[REQUIREMENTS]: Look at the data below and print exactly the lines from its first line through the line with "(0,0) rectangle (886,623);"; the pictures stay out of the copy.

━━━━━━━━

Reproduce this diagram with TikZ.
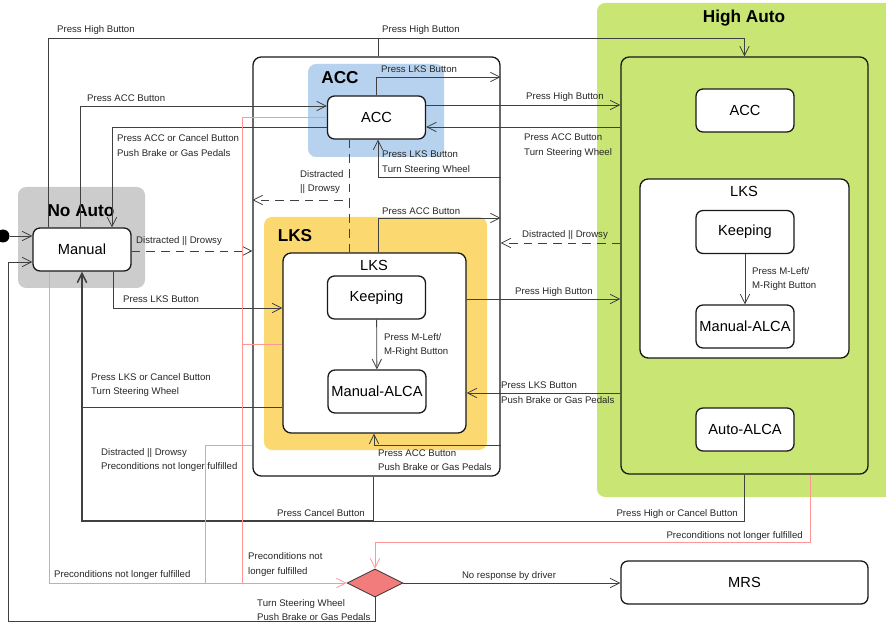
\documentclass[tikz,border=0pt]{standalone}
\usepackage{fontspec}
\setmainfont{Liberation Sans}
\usetikzlibrary{arrows.meta,shapes.geometric}

\definecolor{noautogray}{RGB}{204,204,204}
\definecolor{accblue}{RGB}{183,210,238}
\definecolor{lksyellow}{RGB}{251,216,112}
\definecolor{highgreen}{RGB}{201,229,115}
\definecolor{failred}{RGB}{255,150,150}
\definecolor{decred}{RGB}{242,124,124}

\tikzset{wh/.style 2 args={minimum width=#1*0.03cm,minimum height=#2*0.03cm,inner sep=0pt}}

\begin{document}
\begin{tikzpicture}
  [x=0.03cm,y=-0.03cm,
   every node/.style={font=\fontsize{12.5}{14}\selectfont},
   rgn/.style={rounded corners=7pt},
   stbox/.style={draw=black!90,line width=1.1pt,fill=white,rounded corners=6pt,wh={98}{43}},
   grpbox/.style={draw=black!90,line width=1.1pt,rounded corners=7pt},
   ttl/.style={font=\fontsize{14.7}{16}\selectfont\bfseries},
   lbl/.style={anchor=west,inner sep=0pt,align=left,text=black!85,font=\fontsize{8.2}{12.3}\selectfont},
   tr/.style={draw=black!75,line width=0.7pt,-{Straight Barb[length=2.8mm,width=2.8mm]}},
   ln/.style={draw=black!75,line width=0.7pt},
   dsh/.style={tr,dash pattern=on 2.6mm off 1.8mm},
   fail/.style={draw=failred,line width=0.7pt},
   failtr/.style={fail,-{Straight Barb[length=2.8mm,width=2.8mm]}}]

  \useasboundingbox (0,0) rectangle (886,623);

  % regions and composite states
  \node[rgn,fill=noautogray,wh={127}{101}] (noauto) at (81.5,237.5) {};
  \node[rgn,fill=highgreen,wh={303}{494}] (high) at (748.5,250) {};
  \node[grpbox,fill=highgreen,wh={247}{417}] (hain) at (744.5,265.5) {};
  \node[grpbox,fill=white,wh={209}{179}] (halks) at (744.5,268.5) {};
  \node[grpbox,fill=white,wh={247}{419}] (outer) at (376.5,266.5) {};
  \node[rgn,fill=accblue,wh={136}{93}] (accreg) at (376,110.5) {};
  \node[rgn,fill=lksyellow,wh={223}{233}] (lksreg) at (375.5,333.5) {};
  \node[grpbox,fill=white,wh={183}{180}] (lks) at (374.5,343) {};

  \node[ttl] (t1) at (81,211) {No Auto};
  \node[ttl] (t2) at (340,78) {ACC};
  \node[ttl] (t3) at (295,236) {LKS};
  \node[ttl] (t4) at (744,18) {High Auto};
  \node (t5) at (374,265) {LKS};
  \node (t6) at (744,191) {LKS};

  % states
  \node[circle,fill=black,wh={13}{13}] (init) at (3,236) {};
  \node[stbox] (manual) at (82,249.5) {Manual};
  \node[stbox] (acc) at (376.5,117.5) {ACC};
  \node[stbox] (keep) at (376.5,297.5) {Keeping};
  \node[stbox] (malca) at (377,391.5) {Manual-ALCA};
  \node[stbox] (haacc) at (745,110.5) {ACC};
  \node[stbox] (hakeep) at (745,232) {Keeping};
  \node[stbox] (hamalca) at (745,326.5) {Manual-ALCA};
  \node[stbox] (autoalca) at (745,429.5) {Auto-ALCA};
  \node[stbox,wh={247}{43}] (mrs) at (744.5,582.5) {MRS};
  \node[diamond,draw=black!80,line width=0.7pt,fill=decred,wh={56}{28}] (dec) at (375,583) {};

  % transitions of No Auto
  \draw[tr] (init) -- (manual.west |- init);
  \draw[tr] (manual.north -| 48,0) |- (hain.north |- 0,38) -- (hain.north);
  \draw[ln] (outer.north -| 378,0) -- (378,38);
  \draw[tr] (manual.north -| 80,0) |- (acc.west |- 0,106);
  \draw[tr] (acc.west |- 0,127) -| (manual.north -| 112,0);
  \draw[dsh] (manual.east |- 0,251) -- (outer.west |- 0,251);
  \draw[tr] (manual.south -| 113,0) |- (lks.west |- 0,308);
  \draw[ln] (lks.west |- 0,407) -- (manual.south |- 0,407);
  \coordinate (cj) at (373,521);
  \draw[ln] (hain.south) |- (cj);
  \draw[ln] (outer.south -| cj) -- (cj);
  \draw[tr,line width=1.3pt] (cj) -- (manual.south |- cj) -- (manual.south);
  \draw[tr] (dec.south) |- (8,621) |- (manual.west |- 0,262);

  % transitions of ACC
  \draw[tr] (acc.north) |- (outer.east |- 0,77);
  \draw[tr] (outer.east |- 0,177) -| (acc.south -| 378,0);
  \draw[tr] (acc.east |- 0,105) -- (hain.west |- 0,105);
  \draw[tr] (hain.west |- 0,127) -- (acc.east |- 0,127);
  \coordinate (dj) at (349,200);
  \draw[dsh,-] (acc.south -| dj) -- (dj);
  \draw[dsh] (lks.north -| dj) -- (dj) -- (outer.west |- dj);

  % transitions of LKS
  \draw[tr] (lks.north -| 378,0) |- (outer.east |- 0,218);
  \draw[dsh] (hain.west |- 0,243) -- (outer.east |- 0,243);
  \draw[tr] (lks.east |- 0,299) -- (hain.west |- 0,299);
  \draw[tr] (hain.west |- 0,393) -- (lks.east |- 0,393);
  \draw[tr] (outer.east |- 0,445) -| (lks.south -| 374,0);
  \draw[tr] (keep) -- (malca);
  \draw[tr] (hakeep) -- (hamalca);
  \draw[tr] (dec.east) -- (mrs.west |- dec.east);

  % failures
  \draw[failtr] (manual.south -| 49,0) |- (dec.west);
  \draw[fail] (acc.west) -| (242,583);
  \draw[fail] (lks.west |- 0,344) -- (242,344);
  \draw[fail] (outer.west |- 0,445) -| (205,583);
  \draw[failtr] (hain.south -| 810,0) |- (dec.north |- 0,542) -- (dec.north);

  % labels
  \node[lbl] (l1) at (57,30) {Press High Button};
  \node[lbl] (l2) at (382,30) {Press High Button};
  \node[lbl] (l3) at (87,98) {Press ACC Button};
  \node[lbl] (l4) at (117,145.5) {Press ACC or Cancel Button\\Push Brake or Gas Pedals};
  \node[lbl] (l5) at (381,69.5) {Press LKS Button};
  \node[lbl] (l6) at (526,97) {Press High Button};
  \node[lbl] (l7) at (524,145.5) {Press ACC Button\\Turn Steering Wheel};
  \node[lbl] (l8) at (382,162.5) {Press LKS Button\\Turn Steering Wheel};
  \node[lbl] (l9) at (300,182) {Distracted\\|| Drowsy};
  \node[lbl] (l10) at (136,241) {Distracted || Drowsy};
  \node[lbl] (l11) at (382,211) {Press ACC Button};
  \node[lbl] (l12) at (522,235) {Distracted || Drowsy};
  \node[lbl] (l13) at (123,299.5) {Press LKS Button};
  \node[lbl] (l14) at (515,292) {Press High Button};
  \node[lbl] (l15) at (384,345) {Press M-Left/\\M-Right Button};
  \node[lbl] (l16) at (752,279) {Press M-Left/\\M-Right Button};
  \node[lbl] (l17) at (91,385) {Press LKS or Cancel Button\\Turn Steering Wheel};
  \node[lbl] (l18) at (501,392.5) {Press LKS Button\\Push Brake or Gas Pedals};
  \node[lbl] (l19) at (378,460) {Press ACC Button\\Push Brake or Gas Pedals};
  \node[lbl] (l20) at (101,460) {Distracted || Drowsy\\Preconditions not longer fulfilled};
  \node[lbl,anchor=east] (l21) at (365,513) {Press Cancel Button};
  \node[lbl,anchor=east] (l22) at (738,514) {Press High or Cancel Button};
  \node[lbl,anchor=east] (l23) at (803,536) {Preconditions not longer fulfilled};
  \node[lbl] (l24) at (248,564.5) {Preconditions not\\longer fulfilled};
  \node[lbl] (l25) at (54,575) {Preconditions not longer fulfilled};
  \node[lbl,anchor=center] (l26) at (509,576) {No response by driver};
  \node[lbl] (l27) at (257,610) {Turn Steering Wheel\\Push Brake or Gas Pedals};

\end{tikzpicture}
\end{document}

━━━━━━━━

[REPLY]:
Reproduce this diagram with TikZ.
\documentclass[tikz,border=0pt]{standalone}
\usepackage{fontspec}
\setmainfont{Liberation Sans}
\usetikzlibrary{arrows.meta,shapes.geometric}

\definecolor{noautogray}{RGB}{204,204,204}
\definecolor{accblue}{RGB}{183,210,238}
\definecolor{lksyellow}{RGB}{251,216,112}
\definecolor{highgreen}{RGB}{201,229,115}
\definecolor{failred}{RGB}{255,150,150}
\definecolor{decred}{RGB}{242,124,124}

\tikzset{wh/.style 2 args={minimum width=#1*0.03cm,minimum height=#2*0.03cm,inner sep=0pt}}

\begin{document}
\begin{tikzpicture}
  [x=0.03cm,y=-0.03cm,
   every node/.style={font=\fontsize{12.5}{14}\selectfont},
   rgn/.style={rounded corners=7pt},
   stbox/.style={draw=black!90,line width=1.1pt,fill=white,rounded corners=6pt,wh={98}{43}},
   grpbox/.style={draw=black!90,line width=1.1pt,rounded corners=7pt},
   ttl/.style={font=\fontsize{14.7}{16}\selectfont\bfseries},
   lbl/.style={anchor=west,inner sep=0pt,align=left,text=black!85,font=\fontsize{8.2}{12.3}\selectfont},
   tr/.style={draw=black!75,line width=0.7pt,-{Straight Barb[length=2.8mm,width=2.8mm]}},
   ln/.style={draw=black!75,line width=0.7pt},
   dsh/.style={tr,dash pattern=on 2.6mm off 1.8mm},
   fail/.style={draw=failred,line width=0.7pt},
   failtr/.style={fail,-{Straight Barb[length=2.8mm,width=2.8mm]}}]

  \useasboundingbox (0,0) rectangle (886,623);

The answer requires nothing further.